> Task statement
From the listing below, pull out all lines with "diagram" in them.

> Records supplied

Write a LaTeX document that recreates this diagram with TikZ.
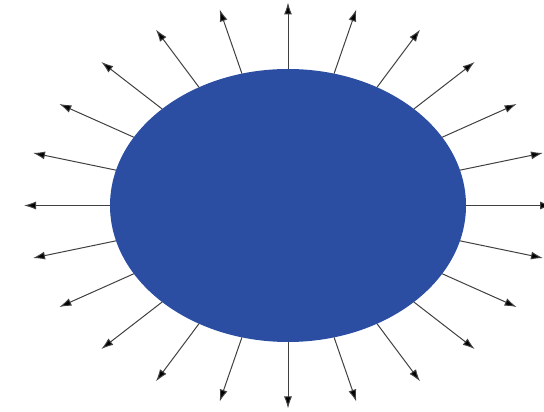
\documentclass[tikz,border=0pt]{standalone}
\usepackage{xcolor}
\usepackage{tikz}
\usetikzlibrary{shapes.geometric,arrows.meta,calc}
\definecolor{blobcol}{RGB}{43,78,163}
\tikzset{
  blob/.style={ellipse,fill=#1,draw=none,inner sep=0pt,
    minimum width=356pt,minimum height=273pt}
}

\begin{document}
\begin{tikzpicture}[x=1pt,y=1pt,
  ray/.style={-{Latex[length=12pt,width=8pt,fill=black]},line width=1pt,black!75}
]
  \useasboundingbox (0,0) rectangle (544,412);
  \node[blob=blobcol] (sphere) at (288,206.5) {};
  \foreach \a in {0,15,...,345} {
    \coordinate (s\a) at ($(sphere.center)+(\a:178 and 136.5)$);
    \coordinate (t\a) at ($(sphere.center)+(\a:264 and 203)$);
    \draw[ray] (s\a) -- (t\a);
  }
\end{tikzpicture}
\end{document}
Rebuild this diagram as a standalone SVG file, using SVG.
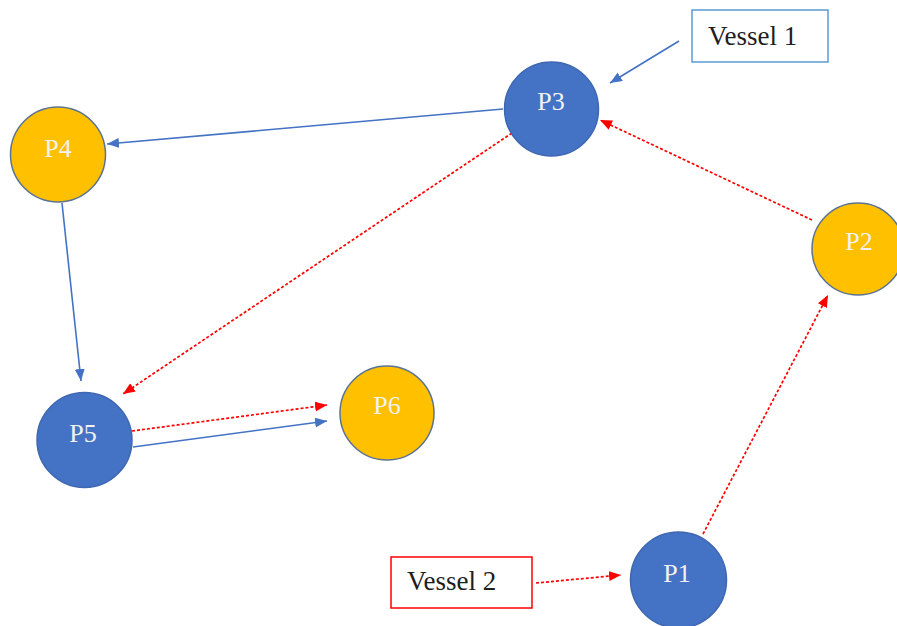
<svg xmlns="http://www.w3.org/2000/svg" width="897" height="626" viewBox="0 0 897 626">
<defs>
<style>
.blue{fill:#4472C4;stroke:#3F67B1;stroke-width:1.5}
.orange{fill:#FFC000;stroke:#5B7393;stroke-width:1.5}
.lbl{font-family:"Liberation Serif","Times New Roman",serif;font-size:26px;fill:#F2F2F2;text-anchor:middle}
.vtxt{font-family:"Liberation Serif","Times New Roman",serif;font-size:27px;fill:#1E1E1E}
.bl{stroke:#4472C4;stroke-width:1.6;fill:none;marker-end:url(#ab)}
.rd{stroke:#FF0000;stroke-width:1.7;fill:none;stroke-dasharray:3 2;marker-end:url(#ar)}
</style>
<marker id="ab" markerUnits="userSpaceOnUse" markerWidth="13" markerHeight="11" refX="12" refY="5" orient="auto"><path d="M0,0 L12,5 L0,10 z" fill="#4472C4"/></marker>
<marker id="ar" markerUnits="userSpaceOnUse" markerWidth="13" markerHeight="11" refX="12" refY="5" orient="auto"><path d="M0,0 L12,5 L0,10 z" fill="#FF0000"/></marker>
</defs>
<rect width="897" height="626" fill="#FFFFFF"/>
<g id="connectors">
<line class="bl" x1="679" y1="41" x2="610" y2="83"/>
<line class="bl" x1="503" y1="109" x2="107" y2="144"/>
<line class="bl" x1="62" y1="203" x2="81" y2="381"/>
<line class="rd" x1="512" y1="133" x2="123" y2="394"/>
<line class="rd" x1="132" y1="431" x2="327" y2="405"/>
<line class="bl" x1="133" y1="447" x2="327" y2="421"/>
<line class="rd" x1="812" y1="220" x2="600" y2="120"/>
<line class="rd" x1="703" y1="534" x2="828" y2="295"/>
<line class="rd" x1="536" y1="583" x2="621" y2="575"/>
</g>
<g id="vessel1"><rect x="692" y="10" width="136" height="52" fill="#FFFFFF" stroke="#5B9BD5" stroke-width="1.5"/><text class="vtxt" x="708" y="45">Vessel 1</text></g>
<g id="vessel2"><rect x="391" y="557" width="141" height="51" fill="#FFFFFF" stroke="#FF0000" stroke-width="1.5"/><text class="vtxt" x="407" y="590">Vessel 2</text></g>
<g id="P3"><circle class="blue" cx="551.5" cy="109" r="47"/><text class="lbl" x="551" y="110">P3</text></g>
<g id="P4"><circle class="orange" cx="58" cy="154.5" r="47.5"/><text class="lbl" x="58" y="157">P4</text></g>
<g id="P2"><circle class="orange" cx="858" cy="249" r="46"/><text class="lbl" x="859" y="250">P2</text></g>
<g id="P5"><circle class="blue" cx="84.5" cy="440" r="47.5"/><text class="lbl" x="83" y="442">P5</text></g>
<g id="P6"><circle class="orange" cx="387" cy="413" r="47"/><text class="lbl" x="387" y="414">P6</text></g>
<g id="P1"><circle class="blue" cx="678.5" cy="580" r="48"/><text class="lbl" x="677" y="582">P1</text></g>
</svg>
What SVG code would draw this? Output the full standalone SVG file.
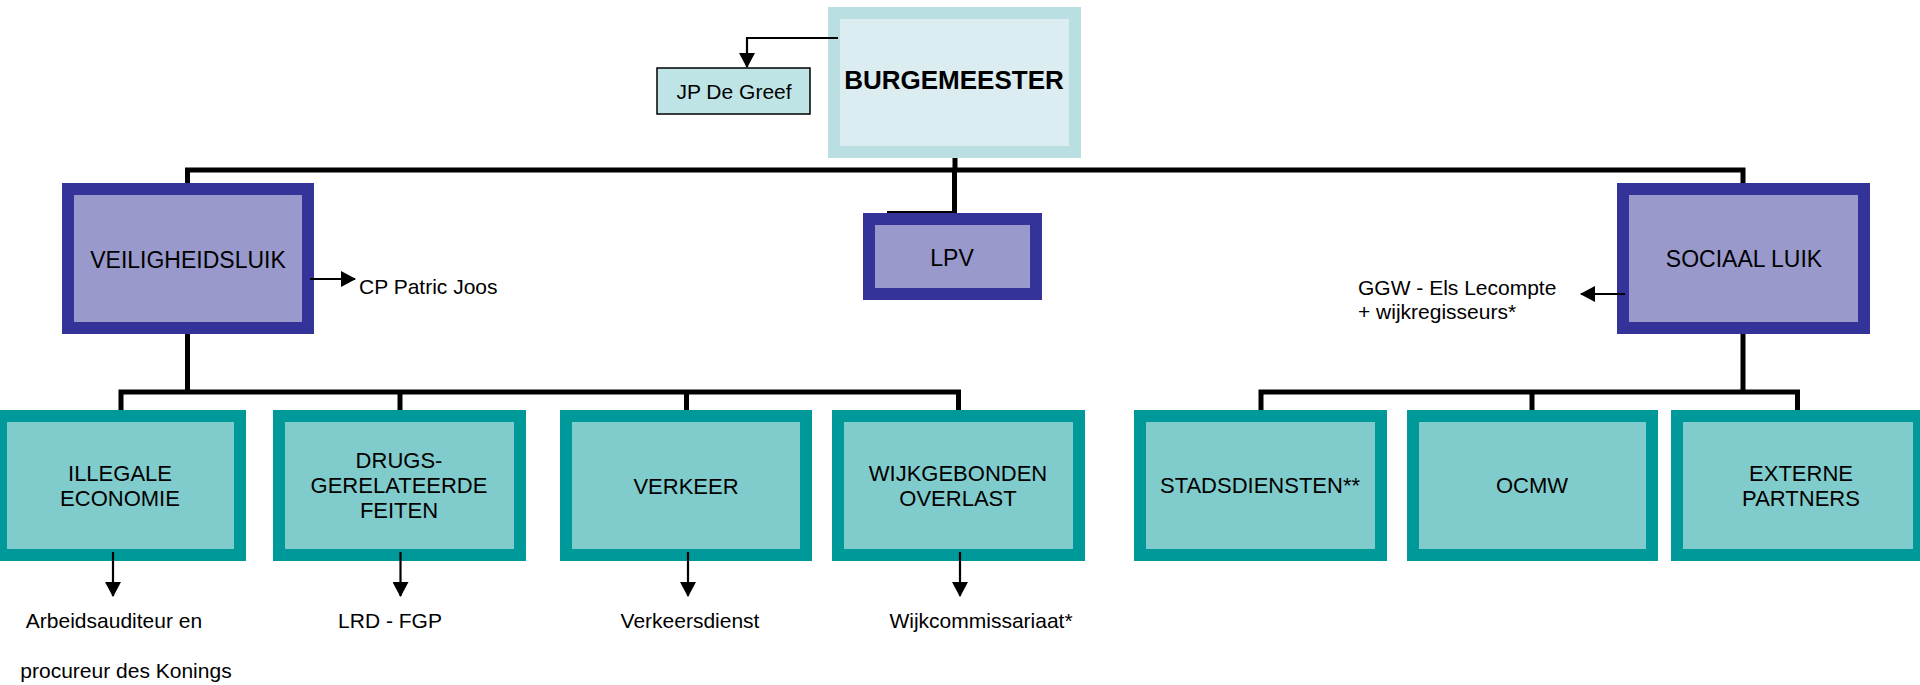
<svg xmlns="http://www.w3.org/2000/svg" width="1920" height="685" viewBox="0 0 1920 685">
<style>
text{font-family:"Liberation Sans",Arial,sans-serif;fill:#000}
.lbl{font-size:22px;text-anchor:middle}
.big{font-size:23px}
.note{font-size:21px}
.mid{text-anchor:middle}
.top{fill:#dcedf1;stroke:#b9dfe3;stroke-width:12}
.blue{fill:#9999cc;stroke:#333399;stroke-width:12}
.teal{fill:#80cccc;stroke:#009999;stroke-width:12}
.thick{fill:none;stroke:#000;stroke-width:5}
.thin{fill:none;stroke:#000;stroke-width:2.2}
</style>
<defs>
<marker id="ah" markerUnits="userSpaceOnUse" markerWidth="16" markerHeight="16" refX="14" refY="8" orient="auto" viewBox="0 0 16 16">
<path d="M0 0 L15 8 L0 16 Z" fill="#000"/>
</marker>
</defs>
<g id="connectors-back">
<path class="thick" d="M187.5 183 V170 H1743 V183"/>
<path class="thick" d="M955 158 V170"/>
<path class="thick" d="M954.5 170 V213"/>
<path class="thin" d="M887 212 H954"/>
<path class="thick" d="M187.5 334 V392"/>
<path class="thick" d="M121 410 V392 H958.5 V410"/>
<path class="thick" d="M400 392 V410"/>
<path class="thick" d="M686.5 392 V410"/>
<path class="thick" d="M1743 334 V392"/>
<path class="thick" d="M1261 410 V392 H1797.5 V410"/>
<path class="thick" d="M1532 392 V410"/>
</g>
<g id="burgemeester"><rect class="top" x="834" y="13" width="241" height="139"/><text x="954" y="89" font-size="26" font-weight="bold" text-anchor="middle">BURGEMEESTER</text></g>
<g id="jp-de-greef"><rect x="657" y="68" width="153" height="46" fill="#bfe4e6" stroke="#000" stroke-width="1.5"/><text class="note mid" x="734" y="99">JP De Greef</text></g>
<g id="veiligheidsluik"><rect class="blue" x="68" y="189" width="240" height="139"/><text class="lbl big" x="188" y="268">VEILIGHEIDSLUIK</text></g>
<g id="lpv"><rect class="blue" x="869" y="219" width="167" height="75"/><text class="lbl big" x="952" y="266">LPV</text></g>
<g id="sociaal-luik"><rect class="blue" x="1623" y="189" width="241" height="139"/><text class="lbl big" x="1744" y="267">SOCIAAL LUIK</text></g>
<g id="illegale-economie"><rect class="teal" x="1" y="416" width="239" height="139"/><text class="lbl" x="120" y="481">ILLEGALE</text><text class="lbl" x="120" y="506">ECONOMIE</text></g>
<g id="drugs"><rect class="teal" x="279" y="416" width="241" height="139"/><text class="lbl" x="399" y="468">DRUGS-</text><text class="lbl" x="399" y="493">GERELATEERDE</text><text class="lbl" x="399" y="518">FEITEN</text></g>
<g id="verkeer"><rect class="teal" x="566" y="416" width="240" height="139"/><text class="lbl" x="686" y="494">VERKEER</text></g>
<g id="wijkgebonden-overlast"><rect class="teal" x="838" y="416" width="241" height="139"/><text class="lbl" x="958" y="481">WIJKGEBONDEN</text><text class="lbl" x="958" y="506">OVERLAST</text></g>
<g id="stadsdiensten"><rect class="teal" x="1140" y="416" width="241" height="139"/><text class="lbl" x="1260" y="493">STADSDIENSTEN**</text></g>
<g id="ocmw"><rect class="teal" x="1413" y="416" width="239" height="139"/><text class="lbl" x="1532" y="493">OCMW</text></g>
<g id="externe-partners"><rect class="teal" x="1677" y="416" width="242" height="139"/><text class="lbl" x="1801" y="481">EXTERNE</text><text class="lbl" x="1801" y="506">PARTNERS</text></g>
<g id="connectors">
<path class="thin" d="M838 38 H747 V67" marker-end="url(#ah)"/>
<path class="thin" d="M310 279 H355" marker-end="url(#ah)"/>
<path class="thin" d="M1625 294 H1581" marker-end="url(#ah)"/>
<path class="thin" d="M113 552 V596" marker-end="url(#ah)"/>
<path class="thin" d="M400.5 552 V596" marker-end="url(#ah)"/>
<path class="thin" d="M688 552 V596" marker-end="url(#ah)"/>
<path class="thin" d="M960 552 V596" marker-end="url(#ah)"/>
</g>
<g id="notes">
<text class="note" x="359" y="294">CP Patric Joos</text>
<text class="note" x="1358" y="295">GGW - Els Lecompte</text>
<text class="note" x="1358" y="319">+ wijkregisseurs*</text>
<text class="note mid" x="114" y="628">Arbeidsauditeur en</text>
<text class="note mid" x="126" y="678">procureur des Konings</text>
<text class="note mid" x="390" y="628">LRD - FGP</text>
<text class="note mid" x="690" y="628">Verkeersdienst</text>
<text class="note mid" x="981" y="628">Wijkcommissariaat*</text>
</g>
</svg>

> Reply
Write a LaTeX document that recreates this diagram with TikZ.
Rebuild this diagram as a standalone SVG file, using SVG.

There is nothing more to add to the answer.